=== WHAT THIS TASK INVOLVES ===
Set down each record exactly as written.

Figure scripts
-------------------------
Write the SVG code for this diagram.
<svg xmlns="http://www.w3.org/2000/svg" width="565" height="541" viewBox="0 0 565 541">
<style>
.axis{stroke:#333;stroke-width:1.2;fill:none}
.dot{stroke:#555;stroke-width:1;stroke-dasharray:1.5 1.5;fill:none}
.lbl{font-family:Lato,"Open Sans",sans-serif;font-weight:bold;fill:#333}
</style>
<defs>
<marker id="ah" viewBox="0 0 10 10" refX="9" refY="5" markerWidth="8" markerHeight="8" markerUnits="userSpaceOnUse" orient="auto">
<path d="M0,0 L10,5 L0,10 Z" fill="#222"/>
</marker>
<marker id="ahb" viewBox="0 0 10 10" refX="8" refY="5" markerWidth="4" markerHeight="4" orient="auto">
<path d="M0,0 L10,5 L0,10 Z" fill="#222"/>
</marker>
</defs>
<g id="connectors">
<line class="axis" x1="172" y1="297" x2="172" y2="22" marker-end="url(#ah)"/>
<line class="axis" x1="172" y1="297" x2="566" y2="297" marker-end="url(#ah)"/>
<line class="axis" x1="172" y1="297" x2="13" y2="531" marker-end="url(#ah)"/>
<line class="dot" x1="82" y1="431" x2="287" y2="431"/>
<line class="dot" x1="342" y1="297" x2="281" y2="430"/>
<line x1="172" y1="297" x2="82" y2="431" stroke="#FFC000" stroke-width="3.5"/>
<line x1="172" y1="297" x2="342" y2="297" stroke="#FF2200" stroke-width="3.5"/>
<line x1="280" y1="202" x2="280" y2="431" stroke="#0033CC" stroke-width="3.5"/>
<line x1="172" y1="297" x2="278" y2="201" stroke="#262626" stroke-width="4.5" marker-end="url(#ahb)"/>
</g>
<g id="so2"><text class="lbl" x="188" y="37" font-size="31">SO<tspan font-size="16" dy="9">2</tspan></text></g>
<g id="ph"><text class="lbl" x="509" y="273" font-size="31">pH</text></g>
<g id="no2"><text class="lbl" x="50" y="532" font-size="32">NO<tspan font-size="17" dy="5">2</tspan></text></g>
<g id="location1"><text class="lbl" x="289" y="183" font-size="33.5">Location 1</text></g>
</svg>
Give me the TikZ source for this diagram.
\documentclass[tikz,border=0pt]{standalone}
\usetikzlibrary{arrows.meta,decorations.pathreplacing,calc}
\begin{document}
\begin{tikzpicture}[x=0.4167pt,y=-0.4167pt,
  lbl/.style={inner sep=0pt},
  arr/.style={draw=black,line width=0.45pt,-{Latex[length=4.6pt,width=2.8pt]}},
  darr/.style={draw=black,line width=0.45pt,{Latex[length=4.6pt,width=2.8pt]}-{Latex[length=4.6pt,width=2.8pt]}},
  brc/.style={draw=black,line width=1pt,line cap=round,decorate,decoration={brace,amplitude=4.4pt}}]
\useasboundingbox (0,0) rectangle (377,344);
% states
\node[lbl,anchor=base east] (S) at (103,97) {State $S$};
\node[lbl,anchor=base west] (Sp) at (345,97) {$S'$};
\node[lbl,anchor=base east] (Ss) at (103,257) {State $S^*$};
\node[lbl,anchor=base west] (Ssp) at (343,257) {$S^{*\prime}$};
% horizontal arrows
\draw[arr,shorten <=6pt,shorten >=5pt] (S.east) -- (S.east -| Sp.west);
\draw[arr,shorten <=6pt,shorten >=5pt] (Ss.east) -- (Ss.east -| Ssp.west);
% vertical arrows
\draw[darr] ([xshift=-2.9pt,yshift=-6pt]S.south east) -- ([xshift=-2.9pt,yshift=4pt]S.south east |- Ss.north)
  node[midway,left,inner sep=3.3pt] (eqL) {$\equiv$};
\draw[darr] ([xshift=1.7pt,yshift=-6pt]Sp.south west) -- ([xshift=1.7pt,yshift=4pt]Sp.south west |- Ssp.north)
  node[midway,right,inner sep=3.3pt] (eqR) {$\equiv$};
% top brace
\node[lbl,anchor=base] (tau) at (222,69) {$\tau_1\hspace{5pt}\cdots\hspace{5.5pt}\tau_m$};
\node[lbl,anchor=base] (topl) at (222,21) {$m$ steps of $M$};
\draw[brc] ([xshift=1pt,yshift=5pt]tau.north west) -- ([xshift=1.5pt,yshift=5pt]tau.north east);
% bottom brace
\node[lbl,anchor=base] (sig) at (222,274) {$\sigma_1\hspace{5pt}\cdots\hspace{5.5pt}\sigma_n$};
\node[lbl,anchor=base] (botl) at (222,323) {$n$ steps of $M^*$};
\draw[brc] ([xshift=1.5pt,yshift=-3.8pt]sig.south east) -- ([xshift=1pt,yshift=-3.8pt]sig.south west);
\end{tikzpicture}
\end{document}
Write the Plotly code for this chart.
-------------------------
=== SOLUTION TO THE PROBLEM ===
Write the SVG code for this diagram.
<svg xmlns="http://www.w3.org/2000/svg" width="565" height="541" viewBox="0 0 565 541">
<style>
.axis{stroke:#333;stroke-width:1.2;fill:none}
.dot{stroke:#555;stroke-width:1;stroke-dasharray:1.5 1.5;fill:none}
.lbl{font-family:Lato,"Open Sans",sans-serif;font-weight:bold;fill:#333}
</style>
<defs>
<marker id="ah" viewBox="0 0 10 10" refX="9" refY="5" markerWidth="8" markerHeight="8" markerUnits="userSpaceOnUse" orient="auto">
<path d="M0,0 L10,5 L0,10 Z" fill="#222"/>
</marker>
<marker id="ahb" viewBox="0 0 10 10" refX="8" refY="5" markerWidth="4" markerHeight="4" orient="auto">
<path d="M0,0 L10,5 L0,10 Z" fill="#222"/>
</marker>
</defs>
<g id="connectors">
<line class="axis" x1="172" y1="297" x2="172" y2="22" marker-end="url(#ah)"/>
<line class="axis" x1="172" y1="297" x2="566" y2="297" marker-end="url(#ah)"/>
<line class="axis" x1="172" y1="297" x2="13" y2="531" marker-end="url(#ah)"/>
<line class="dot" x1="82" y1="431" x2="287" y2="431"/>
<line class="dot" x1="342" y1="297" x2="281" y2="430"/>
<line x1="172" y1="297" x2="82" y2="431" stroke="#FFC000" stroke-width="3.5"/>
<line x1="172" y1="297" x2="342" y2="297" stroke="#FF2200" stroke-width="3.5"/>
<line x1="280" y1="202" x2="280" y2="431" stroke="#0033CC" stroke-width="3.5"/>
<line x1="172" y1="297" x2="278" y2="201" stroke="#262626" stroke-width="4.5" marker-end="url(#ahb)"/>
</g>
<g id="so2"><text class="lbl" x="188" y="37" font-size="31">SO<tspan font-size="16" dy="9">2</tspan></text></g>
<g id="ph"><text class="lbl" x="509" y="273" font-size="31">pH</text></g>
<g id="no2"><text class="lbl" x="50" y="532" font-size="32">NO<tspan font-size="17" dy="5">2</tspan></text></g>
<g id="location1"><text class="lbl" x="289" y="183" font-size="33.5">Location 1</text></g>
</svg>
Give me the TikZ source for this diagram.
\documentclass[tikz,border=0pt]{standalone}
\usetikzlibrary{arrows.meta,decorations.pathreplacing,calc}
\begin{document}
\begin{tikzpicture}[x=0.4167pt,y=-0.4167pt,
  lbl/.style={inner sep=0pt},
  arr/.style={draw=black,line width=0.45pt,-{Latex[length=4.6pt,width=2.8pt]}},
  darr/.style={draw=black,line width=0.45pt,{Latex[length=4.6pt,width=2.8pt]}-{Latex[length=4.6pt,width=2.8pt]}},
  brc/.style={draw=black,line width=1pt,line cap=round,decorate,decoration={brace,amplitude=4.4pt}}]
\useasboundingbox (0,0) rectangle (377,344);
% states
\node[lbl,anchor=base east] (S) at (103,97) {State $S$};
\node[lbl,anchor=base west] (Sp) at (345,97) {$S'$};
\node[lbl,anchor=base east] (Ss) at (103,257) {State $S^*$};
\node[lbl,anchor=base west] (Ssp) at (343,257) {$S^{*\prime}$};
% horizontal arrows
\draw[arr,shorten <=6pt,shorten >=5pt] (S.east) -- (S.east -| Sp.west);
\draw[arr,shorten <=6pt,shorten >=5pt] (Ss.east) -- (Ss.east -| Ssp.west);
% vertical arrows
\draw[darr] ([xshift=-2.9pt,yshift=-6pt]S.south east) -- ([xshift=-2.9pt,yshift=4pt]S.south east |- Ss.north)
  node[midway,left,inner sep=3.3pt] (eqL) {$\equiv$};
\draw[darr] ([xshift=1.7pt,yshift=-6pt]Sp.south west) -- ([xshift=1.7pt,yshift=4pt]Sp.south west |- Ssp.north)
  node[midway,right,inner sep=3.3pt] (eqR) {$\equiv$};
% top brace
\node[lbl,anchor=base] (tau) at (222,69) {$\tau_1\hspace{5pt}\cdots\hspace{5.5pt}\tau_m$};
\node[lbl,anchor=base] (topl) at (222,21) {$m$ steps of $M$};
\draw[brc] ([xshift=1pt,yshift=5pt]tau.north west) -- ([xshift=1.5pt,yshift=5pt]tau.north east);
% bottom brace
\node[lbl,anchor=base] (sig) at (222,274) {$\sigma_1\hspace{5pt}\cdots\hspace{5.5pt}\sigma_n$};
\node[lbl,anchor=base] (botl) at (222,323) {$n$ steps of $M^*$};
\draw[brc] ([xshift=1.5pt,yshift=-3.8pt]sig.south east) -- ([xshift=1pt,yshift=-3.8pt]sig.south west);
\end{tikzpicture}
\end{document}
Write the Plotly code for this chart.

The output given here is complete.